Jadhav Lab - Learning & the Subiculum
My work in Shantanu Jadhav's lab is going to start out focusing on an old region of interest of mine, subiculum. We will take the high neuron count simultaneous recordings that Jadhav lab uses to look at learning in this region, something that had eluded us previoiusly. We'll see where the data takes us from there!
Tye Lab - Mechanisms of Valence Encoding in the Amygdala
In Kay Tye's lab, I joined a team lead by Praneeth Namburi investigating the role of the neuropeptide neurotensin in the ability of the rodent amygdala to encode valence (positive versus negative). This was a large sprawling project with many interesting results. Unfortunately, when the lab moved to the Salk Institute and I moved on to Jadha Lab, work remained to complete our understanding in a way ready to publish. We'll see if an interested researcher picks it up and finishes the work! Along the way, though, I picked up many skills such as optogenetic experimentation, calcium imaging, and working with mice.
Dissertation Overview
In my dissertation research under Douglas A. Nitz at UC San Diego, I investigated the spatial correlates of multiple regions hypothesized to be crucial in spatial navigation. To do this, I used in vivo electrophysiology of behaving rats navigating a complex environment with many paths and potential reward locations. In this project, I recorded from M2 (a premotor subregion of mPFC), dorsal subiculum, CA1, posterior parietal cortex, and superior colliculus. Our results are pointing towards a potential pathway for information flow during spatial navigation. Read more about particular projects below.

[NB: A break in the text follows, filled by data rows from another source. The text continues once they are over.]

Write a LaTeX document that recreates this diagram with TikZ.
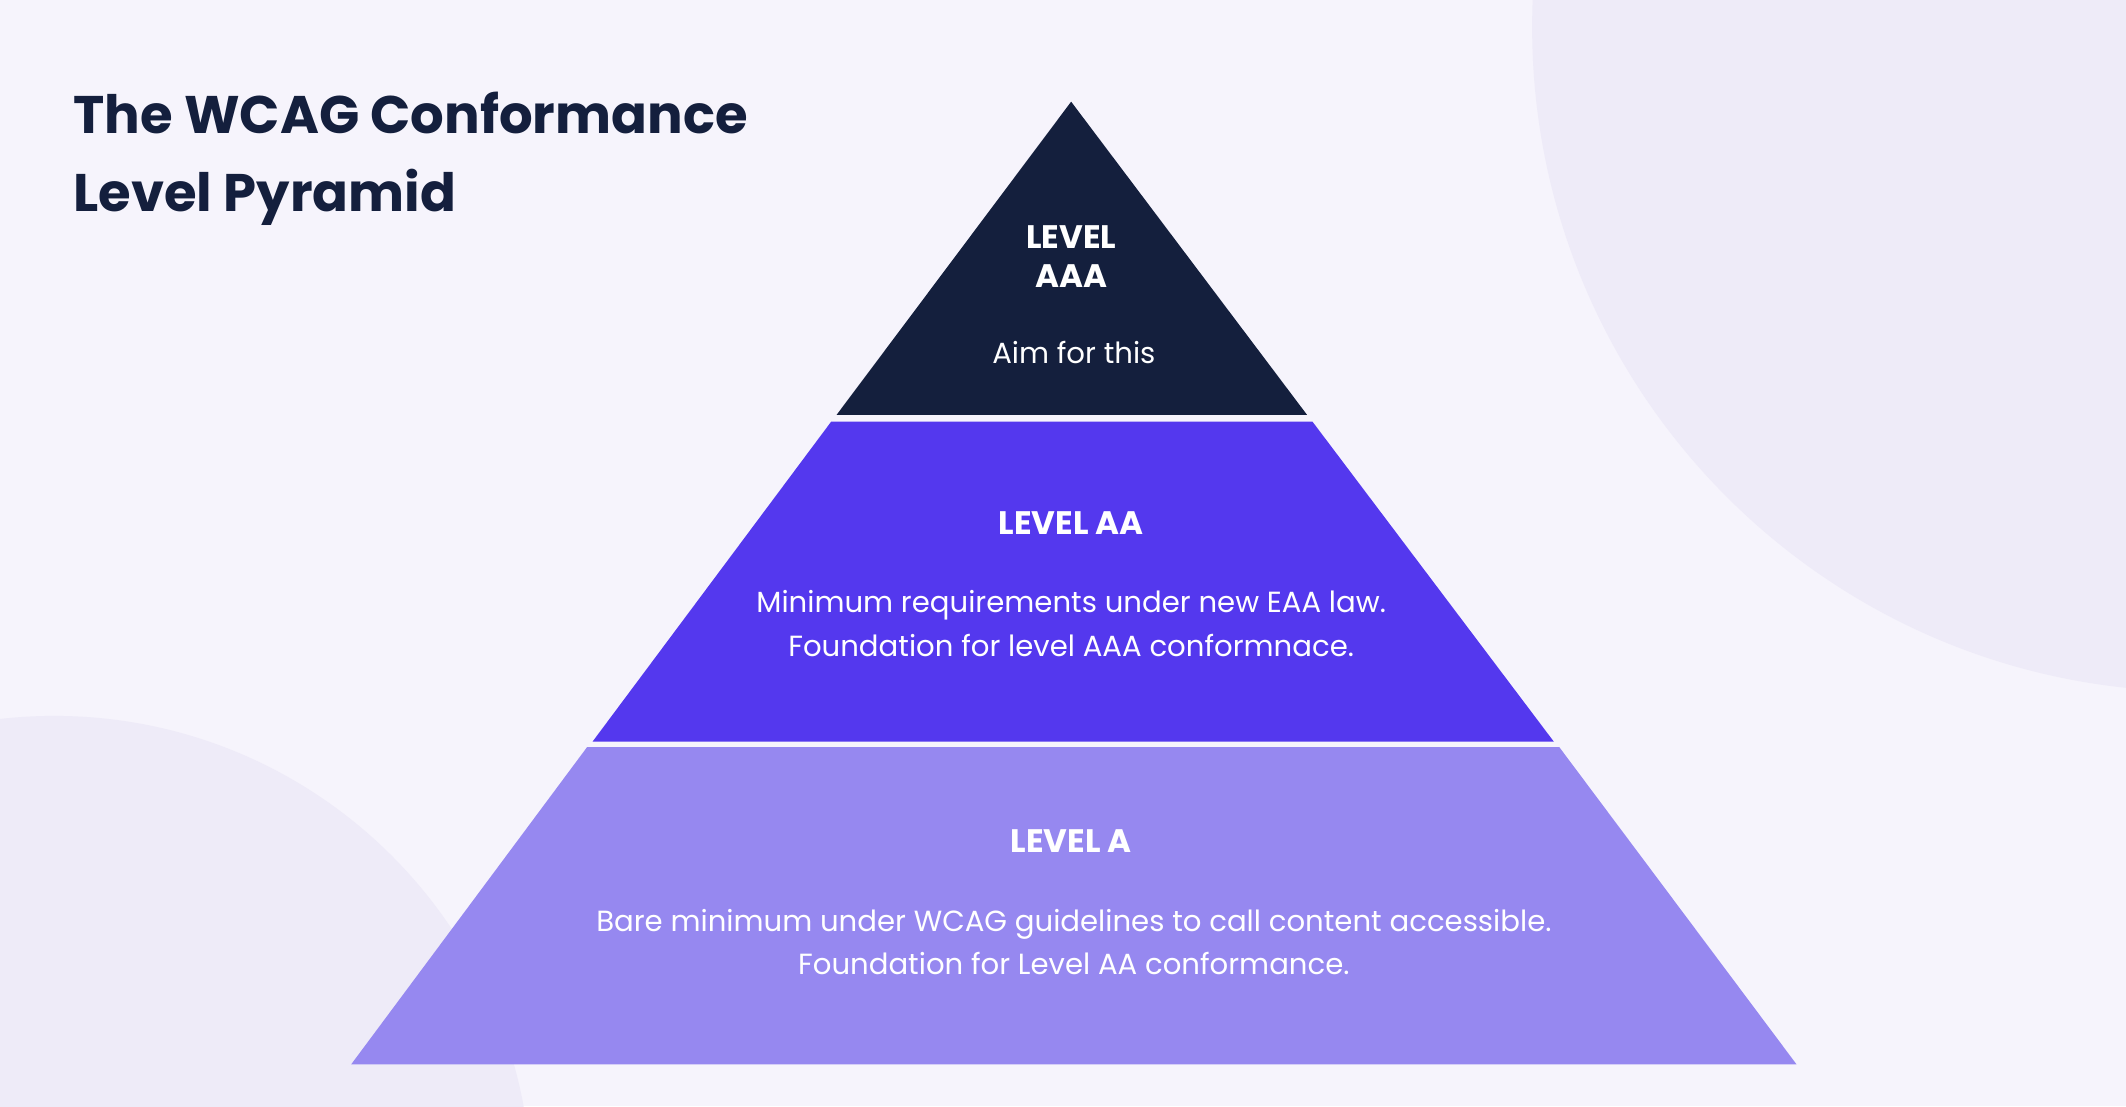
\documentclass[tikz,border=0pt]{standalone}
\usepackage{fontspec}
\setmainfont{Poppins}
\definecolor{bg}{HTML}{F6F4FC}
\definecolor{circ}{HTML}{EEEBF8}
\definecolor{navy}{HTML}{141F3D}
\definecolor{mid}{HTML}{5438EE}
\definecolor{low}{HTML}{9688F0}
\begin{document}
\begin{tikzpicture}[x=1pt,y=-1pt,
  head/.style={text=white,font=\fontsize{24}{29}\selectfont\bfseries,align=center},
  body/.style={text=white,font=\fontsize{21.5}{32}\selectfont,align=center}]
\useasboundingbox (0,0) rectangle (1568,816);
\fill[bg] (0,0) rectangle (1568,816);
\begin{scope}
\clip (0,0) rectangle (1568,816);
\fill[circ] (1620,20) circle (490);
\fill[circ] (40,880) circle (352);
\end{scope}
\node[anchor=north west,inner sep=0pt,text=navy,align=left,font=\fontsize{39}{57}\selectfont\bfseries] (title) at (54,68) {The WCAG Conformance\\Level Pyramid};
\fill[navy] (790,75) -- (964,306) -- (617,306) -- cycle;
\fill[mid] (613,311) -- (968,311) -- (1146,547) -- (437,547) -- cycle;
\fill[low] (433,551) -- (1150,551) -- (1325,785) -- (259,785) -- cycle;
\node[head] (aaa) at (790,189) {LEVEL\\AAA};
\node[body] (aaat) at (792,260) {Aim for this};
\node[head] (aa) at (790,386) {LEVEL AA};
\node[body] (aat) at (790,460) {Minimum requirements under new EAA law.\\Foundation for level AAA conformnace.};
\node[head] (a) at (790,620) {LEVEL A};
\node[body] (at) at (792,695) {Bare minimum under WCAG guidelines to call content accessible.\\Foundation for Level AA conformance.};
\end{tikzpicture}
\end{document}
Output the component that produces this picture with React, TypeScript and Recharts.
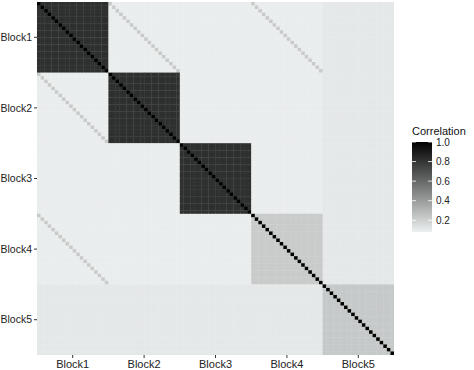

Generalization in the Dorsal Subiculum
The subiculum is one of the primary outputs of CA1 to cortex, especially associative cortex such as parietal and retrosplenial cortex. Despite this, few experiments have been conducted in subiculum, especially compared to its extremely popular neighbor, CA1. Previous research has described subicular neurons in open field foraging as very similar to CA1, but with broader firing fields (Sharp 1994) that also generalize more to the same relative locations of similar environments (Sharp, 1997). When placed on a U-shaped track results were consistant with this account (Kim et al., 2012). In our work, utilizing a multi-path and multi-turn with 4 possible reward sites, a much more diverse activity pattern emerged. Overall, neural representations do seem to fit with this idea of generalization, but the manner in which they do so is quite different, with neurons that generalize across spaces that are spatially and behaviorally distinct, but similar in their function (i.e. halfway back on a path to a reward). We also see a subset of subiculum neurons that fire when the animals run in either of two opposite directions. That is they seem to mark the axis of travel of the animal! We've published the axis tuning (link below) and hope to have the remainder out by the end of 2020. In the futre, I am excited to investigate more about this region and how these representations interface with two regions subiculum is highly interconnected with: CA1 and entorhinal cortex.
Related Published Works
- Subiculum Neurons Map the Current Axis of Travel - Supplemental including BVC analysis
- - Axis Tuning in the dorsal subiculum, as well as a model of boundary vector cells and their prevalence in our subiculum dataset.
- Comparison of CA1 and Subiculum on a Complex Maze
- - In progress!
M2 and the Planning and Execution of Action
M2, also known as medial precentral cortex (MPC), is a brain region in medial prefrontal cortex (mPFC) of the rat. It is hypothesized to be highly involved with decision making and action planning. Unlike the other subregions of mPFC, however, MPC has garnered less attention, largely due to a lack of correlates to decision making. We are examining MPC neural activity patterns in the context of our multi-turn navigational task. The task structure allows for the teasing apart of spatial and action correlates as well as assessing when action activity is maximal with respect to the action (such as before, during, or after). We can also inspect the sequence of actions to see if MPC encodes turns in a sequence of actions differantly, a known property of premotor cortex in non-human primates.
Related Published Works
- Secondary Motor Cortex Transforms Spatial Information into Planned Action during Navigation
- - This paper shows how many spatial variables are encoded in M2, but at a level that is dwarfed by motor (turn) correlates. I hope a takeaway is the importance of measuring many variables, as if one didn't measure the motor correlates, they would say that this is a spatial region!